** START OF STORED RECORDS **

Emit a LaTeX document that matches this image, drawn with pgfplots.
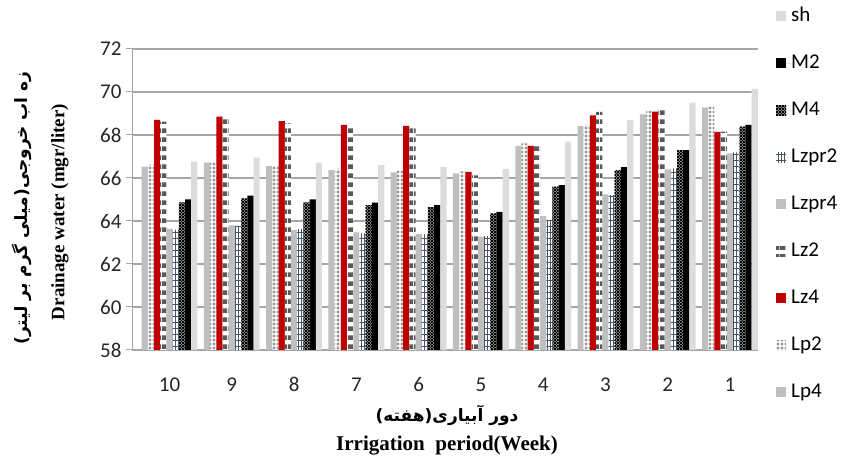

** END OF STORED RECORDS **
** START OF STORED RECORDS **

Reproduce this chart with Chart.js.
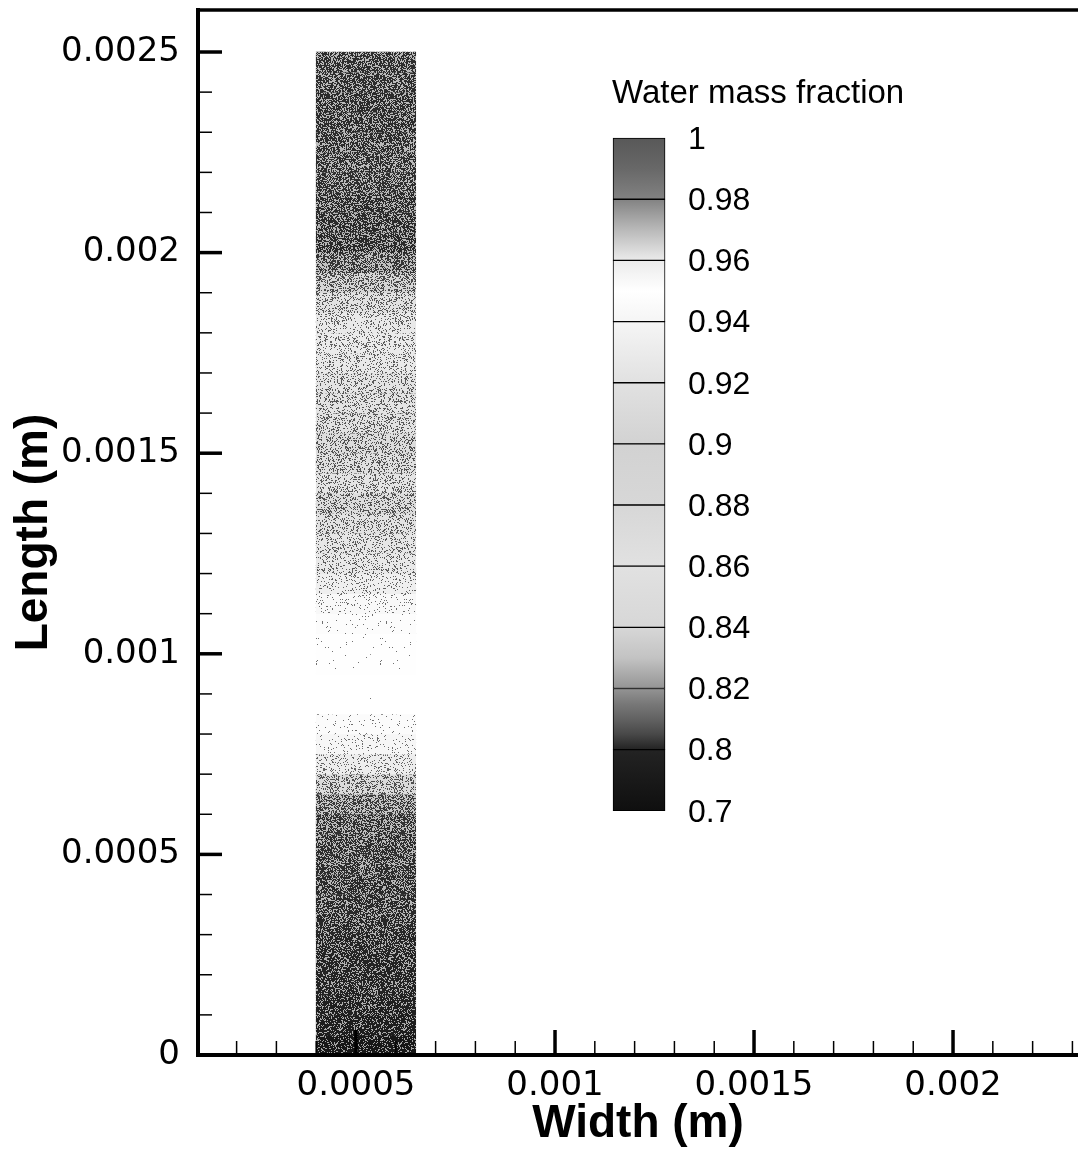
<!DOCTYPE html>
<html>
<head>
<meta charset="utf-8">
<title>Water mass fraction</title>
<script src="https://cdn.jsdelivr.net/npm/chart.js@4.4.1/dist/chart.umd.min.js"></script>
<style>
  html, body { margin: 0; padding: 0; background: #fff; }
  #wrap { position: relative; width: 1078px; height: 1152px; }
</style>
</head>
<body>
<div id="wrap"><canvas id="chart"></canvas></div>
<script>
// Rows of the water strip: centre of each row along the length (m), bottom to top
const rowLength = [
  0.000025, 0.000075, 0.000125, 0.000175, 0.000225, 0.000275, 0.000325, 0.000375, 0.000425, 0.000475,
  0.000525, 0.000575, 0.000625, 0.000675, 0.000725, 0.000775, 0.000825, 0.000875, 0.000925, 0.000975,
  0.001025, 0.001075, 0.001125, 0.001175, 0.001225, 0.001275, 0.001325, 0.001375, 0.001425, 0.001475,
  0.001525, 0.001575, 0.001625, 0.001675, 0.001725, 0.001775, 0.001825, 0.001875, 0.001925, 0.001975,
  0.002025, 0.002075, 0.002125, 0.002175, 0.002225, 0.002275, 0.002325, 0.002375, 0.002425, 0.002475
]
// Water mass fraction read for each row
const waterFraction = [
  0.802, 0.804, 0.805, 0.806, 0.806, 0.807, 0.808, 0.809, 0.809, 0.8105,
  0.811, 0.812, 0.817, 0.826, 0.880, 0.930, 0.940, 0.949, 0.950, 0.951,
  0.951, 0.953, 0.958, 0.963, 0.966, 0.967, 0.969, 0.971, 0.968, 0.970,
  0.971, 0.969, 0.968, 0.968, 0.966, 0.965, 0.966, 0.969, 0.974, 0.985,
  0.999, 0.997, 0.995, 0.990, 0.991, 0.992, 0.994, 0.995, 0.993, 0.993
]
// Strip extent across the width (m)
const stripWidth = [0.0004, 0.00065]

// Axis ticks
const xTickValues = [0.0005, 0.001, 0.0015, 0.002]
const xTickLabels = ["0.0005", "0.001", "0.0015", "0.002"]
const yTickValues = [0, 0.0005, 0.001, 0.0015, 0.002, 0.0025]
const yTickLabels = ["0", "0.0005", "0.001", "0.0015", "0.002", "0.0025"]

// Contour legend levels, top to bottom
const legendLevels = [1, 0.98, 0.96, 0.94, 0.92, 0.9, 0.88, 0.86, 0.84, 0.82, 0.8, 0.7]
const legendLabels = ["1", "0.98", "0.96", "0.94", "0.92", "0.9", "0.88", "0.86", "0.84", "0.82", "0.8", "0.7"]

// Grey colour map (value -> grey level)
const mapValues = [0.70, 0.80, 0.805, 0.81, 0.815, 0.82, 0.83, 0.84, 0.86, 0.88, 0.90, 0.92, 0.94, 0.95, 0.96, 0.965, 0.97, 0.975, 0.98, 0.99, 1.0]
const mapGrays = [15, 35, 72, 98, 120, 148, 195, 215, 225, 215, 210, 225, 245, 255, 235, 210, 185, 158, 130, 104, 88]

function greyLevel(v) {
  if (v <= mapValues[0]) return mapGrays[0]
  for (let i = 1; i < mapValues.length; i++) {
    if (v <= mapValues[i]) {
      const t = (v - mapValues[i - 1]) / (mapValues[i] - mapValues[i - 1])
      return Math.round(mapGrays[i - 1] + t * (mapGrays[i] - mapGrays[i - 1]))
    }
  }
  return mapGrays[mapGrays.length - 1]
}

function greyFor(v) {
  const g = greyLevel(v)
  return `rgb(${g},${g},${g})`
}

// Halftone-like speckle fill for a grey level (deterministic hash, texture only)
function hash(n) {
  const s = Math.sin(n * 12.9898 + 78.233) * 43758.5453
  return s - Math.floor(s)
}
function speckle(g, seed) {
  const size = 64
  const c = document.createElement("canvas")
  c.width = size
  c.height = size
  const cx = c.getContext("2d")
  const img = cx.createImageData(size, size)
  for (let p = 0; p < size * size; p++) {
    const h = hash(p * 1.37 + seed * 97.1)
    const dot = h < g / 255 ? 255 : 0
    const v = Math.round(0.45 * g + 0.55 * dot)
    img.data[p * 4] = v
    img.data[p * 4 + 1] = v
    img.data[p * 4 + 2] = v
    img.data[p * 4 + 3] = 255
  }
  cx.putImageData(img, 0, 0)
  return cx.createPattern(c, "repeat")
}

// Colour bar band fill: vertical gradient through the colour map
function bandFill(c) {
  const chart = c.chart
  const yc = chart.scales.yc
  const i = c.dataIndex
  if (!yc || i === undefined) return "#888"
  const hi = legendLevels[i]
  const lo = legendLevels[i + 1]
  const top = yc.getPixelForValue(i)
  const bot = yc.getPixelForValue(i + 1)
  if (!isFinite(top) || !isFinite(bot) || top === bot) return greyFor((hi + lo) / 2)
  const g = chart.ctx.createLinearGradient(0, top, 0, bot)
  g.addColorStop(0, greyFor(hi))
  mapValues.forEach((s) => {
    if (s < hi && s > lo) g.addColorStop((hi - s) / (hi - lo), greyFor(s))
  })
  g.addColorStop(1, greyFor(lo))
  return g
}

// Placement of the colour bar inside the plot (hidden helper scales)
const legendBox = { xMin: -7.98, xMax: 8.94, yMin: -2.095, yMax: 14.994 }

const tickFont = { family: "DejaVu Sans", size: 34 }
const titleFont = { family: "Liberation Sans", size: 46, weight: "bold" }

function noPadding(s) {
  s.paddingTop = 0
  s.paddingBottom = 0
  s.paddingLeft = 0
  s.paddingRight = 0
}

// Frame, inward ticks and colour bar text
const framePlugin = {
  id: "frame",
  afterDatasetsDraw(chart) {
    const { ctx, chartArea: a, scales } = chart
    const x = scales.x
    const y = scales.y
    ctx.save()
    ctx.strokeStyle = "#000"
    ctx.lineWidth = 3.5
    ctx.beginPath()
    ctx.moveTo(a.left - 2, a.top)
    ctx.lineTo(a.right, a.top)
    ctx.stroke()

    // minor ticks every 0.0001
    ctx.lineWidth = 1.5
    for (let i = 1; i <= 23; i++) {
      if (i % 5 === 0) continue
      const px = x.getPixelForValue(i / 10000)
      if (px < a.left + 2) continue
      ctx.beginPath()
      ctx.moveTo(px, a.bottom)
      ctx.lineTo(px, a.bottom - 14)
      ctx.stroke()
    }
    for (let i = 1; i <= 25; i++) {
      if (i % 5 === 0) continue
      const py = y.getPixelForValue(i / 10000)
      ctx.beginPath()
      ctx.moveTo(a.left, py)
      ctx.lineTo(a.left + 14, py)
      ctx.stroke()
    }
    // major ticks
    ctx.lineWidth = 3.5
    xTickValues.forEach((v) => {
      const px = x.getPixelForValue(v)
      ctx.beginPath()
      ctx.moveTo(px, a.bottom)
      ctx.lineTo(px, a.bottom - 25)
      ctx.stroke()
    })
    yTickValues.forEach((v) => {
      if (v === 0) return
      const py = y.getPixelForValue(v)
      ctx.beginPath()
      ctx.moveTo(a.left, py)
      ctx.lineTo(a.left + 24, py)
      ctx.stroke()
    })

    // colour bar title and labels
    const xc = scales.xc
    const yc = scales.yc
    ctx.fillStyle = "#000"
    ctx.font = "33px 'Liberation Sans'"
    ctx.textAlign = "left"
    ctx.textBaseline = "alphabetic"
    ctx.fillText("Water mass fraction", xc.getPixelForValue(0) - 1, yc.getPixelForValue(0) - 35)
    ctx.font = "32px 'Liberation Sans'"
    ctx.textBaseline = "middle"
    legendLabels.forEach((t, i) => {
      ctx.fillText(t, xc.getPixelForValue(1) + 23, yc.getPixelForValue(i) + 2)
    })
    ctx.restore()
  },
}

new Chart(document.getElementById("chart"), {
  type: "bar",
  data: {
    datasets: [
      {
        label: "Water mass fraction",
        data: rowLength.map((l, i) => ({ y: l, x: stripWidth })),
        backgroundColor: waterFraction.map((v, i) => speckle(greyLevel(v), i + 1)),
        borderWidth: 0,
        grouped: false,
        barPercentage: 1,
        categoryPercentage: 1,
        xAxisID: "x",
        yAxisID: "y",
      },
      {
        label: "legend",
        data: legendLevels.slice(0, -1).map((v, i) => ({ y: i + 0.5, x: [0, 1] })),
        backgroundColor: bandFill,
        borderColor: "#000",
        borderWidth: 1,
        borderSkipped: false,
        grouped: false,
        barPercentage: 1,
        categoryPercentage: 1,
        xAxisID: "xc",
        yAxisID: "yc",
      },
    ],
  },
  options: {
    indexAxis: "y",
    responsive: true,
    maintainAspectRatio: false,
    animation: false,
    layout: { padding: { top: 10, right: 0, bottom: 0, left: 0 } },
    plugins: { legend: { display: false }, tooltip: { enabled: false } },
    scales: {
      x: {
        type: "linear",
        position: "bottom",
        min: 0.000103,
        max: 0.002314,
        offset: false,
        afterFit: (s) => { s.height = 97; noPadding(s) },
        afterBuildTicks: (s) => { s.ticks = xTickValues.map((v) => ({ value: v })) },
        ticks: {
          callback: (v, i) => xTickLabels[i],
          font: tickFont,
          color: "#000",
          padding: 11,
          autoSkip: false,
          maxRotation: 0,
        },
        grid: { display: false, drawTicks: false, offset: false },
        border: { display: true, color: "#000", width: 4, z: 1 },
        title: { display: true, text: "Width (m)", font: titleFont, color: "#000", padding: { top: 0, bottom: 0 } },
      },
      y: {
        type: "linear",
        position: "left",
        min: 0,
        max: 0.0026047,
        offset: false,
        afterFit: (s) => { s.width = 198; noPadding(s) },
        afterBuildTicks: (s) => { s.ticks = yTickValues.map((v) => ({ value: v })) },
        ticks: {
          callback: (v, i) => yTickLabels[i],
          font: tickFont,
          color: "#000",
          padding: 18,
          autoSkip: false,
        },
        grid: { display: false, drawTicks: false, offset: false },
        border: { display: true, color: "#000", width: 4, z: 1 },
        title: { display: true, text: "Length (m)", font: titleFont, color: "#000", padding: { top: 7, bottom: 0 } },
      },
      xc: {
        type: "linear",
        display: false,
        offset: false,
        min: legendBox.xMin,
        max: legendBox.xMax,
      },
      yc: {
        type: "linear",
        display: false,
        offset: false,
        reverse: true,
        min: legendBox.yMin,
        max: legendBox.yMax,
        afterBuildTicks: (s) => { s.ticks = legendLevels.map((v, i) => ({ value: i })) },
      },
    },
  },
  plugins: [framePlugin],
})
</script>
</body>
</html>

** END OF STORED RECORDS **

● **THE TASK**
In the listing above, how many lines hold the word "document"? Give the number and nothing more.

● **EXPECTED ANSWER**
3